● INFORMATION SHOWN
____________________
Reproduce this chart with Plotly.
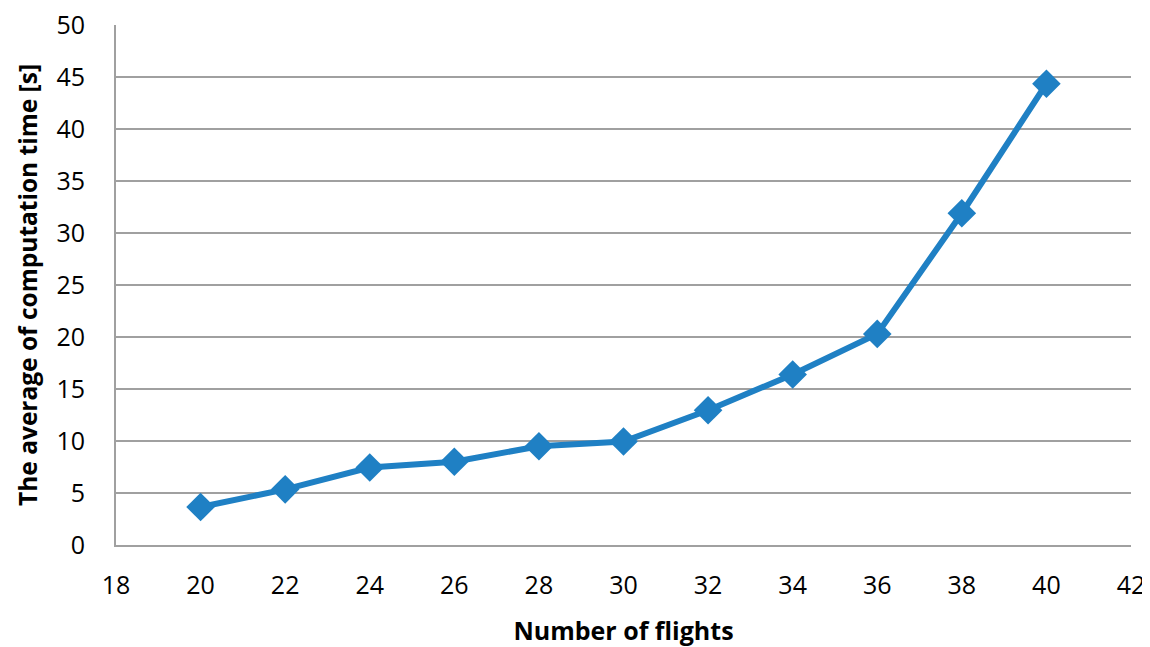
import plotly.graph_objects as go

flights = [20, 22, 24, 26, 28, 30, 32, 34, 36, 38, 40]
avg_time = [3.65, 5.35, 7.45, 8.0, 9.5, 9.95, 12.95, 16.4, 20.3, 31.9, 44.35]

x_ticks = [18, 20, 22, 24, 26, 28, 30, 32, 34, 36, 38, 40, 42]
y_ticks = [0, 5, 10, 15, 20, 25, 30, 35, 40, 45, 50]

fig = go.Figure()
fig.add_trace(go.Scatter(
    x=flights, y=avg_time, mode="lines+markers",
    line=dict(color="#1f80c4", width=6),
    marker=dict(symbol="diamond", size=22, color="#1f80c4"),
    showlegend=False,
))

font_family = "'Open Sans', sans-serif"
# page body has an 8px margin; figure sized so it fits in the 1150x647 window
fig.update_layout(
    width=1142, height=639,
    margin=dict(l=108, r=19, t=17, b=102),
    paper_bgcolor="white", plot_bgcolor="white",
    font=dict(family=font_family, size=25, color="black"),
)
fig.update_xaxes(
    range=[18, 42], tickvals=x_ticks, showgrid=False,
    showline=True, linecolor="#a0a0a0", linewidth=2,
    ticks="", ticklabelstandoff=17, automargin=False,
    ticklabeloverflow="allow",
    title=dict(text="<b>Number of flights</b>", font=dict(size=25), standoff=24),
    zeroline=False,
)
fig.update_yaxes(
    range=[0, 50], tickvals=y_ticks, showgrid=True,
    gridcolor="#a0a0a0", gridwidth=1.5,
    showline=True, linecolor="#a0a0a0", linewidth=2,
    ticks="", ticklabelstandoff=24, automargin=False,
    ticklabeloverflow="allow",
    title=dict(text="<b>The average of computation time [s]</b>", font=dict(size=24.5), standoff=12),
    zeroline=False,
)
fig.write_html("out.html")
____________________
● TASK DESCRIPTION
Copy every line of the data exactly as written, excluding the pictures.

● ANSWER IN FULL
Reproduce this chart with Plotly.
import plotly.graph_objects as go

flights = [20, 22, 24, 26, 28, 30, 32, 34, 36, 38, 40]
avg_time = [3.65, 5.35, 7.45, 8.0, 9.5, 9.95, 12.95, 16.4, 20.3, 31.9, 44.35]

x_ticks = [18, 20, 22, 24, 26, 28, 30, 32, 34, 36, 38, 40, 42]
y_ticks = [0, 5, 10, 15, 20, 25, 30, 35, 40, 45, 50]

fig = go.Figure()
fig.add_trace(go.Scatter(
    x=flights, y=avg_time, mode="lines+markers",
    line=dict(color="#1f80c4", width=6),
    marker=dict(symbol="diamond", size=22, color="#1f80c4"),
    showlegend=False,
))

font_family = "'Open Sans', sans-serif"
# page body has an 8px margin; figure sized so it fits in the 1150x647 window
fig.update_layout(
    width=1142, height=639,
    margin=dict(l=108, r=19, t=17, b=102),
    paper_bgcolor="white", plot_bgcolor="white",
    font=dict(family=font_family, size=25, color="black"),
)
fig.update_xaxes(
    range=[18, 42], tickvals=x_ticks, showgrid=False,
    showline=True, linecolor="#a0a0a0", linewidth=2,
    ticks="", ticklabelstandoff=17, automargin=False,
    ticklabeloverflow="allow",
    title=dict(text="<b>Number of flights</b>", font=dict(size=25), standoff=24),
    zeroline=False,
)
fig.update_yaxes(
    range=[0, 50], tickvals=y_ticks, showgrid=True,
    gridcolor="#a0a0a0", gridwidth=1.5,
    showline=True, linecolor="#a0a0a0", linewidth=2,
    ticks="", ticklabelstandoff=24, automargin=False,
    ticklabeloverflow="allow",
    title=dict(text="<b>The average of computation time [s]</b>", font=dict(size=24.5), standoff=12),
    zeroline=False,
)
fig.write_html("out.html")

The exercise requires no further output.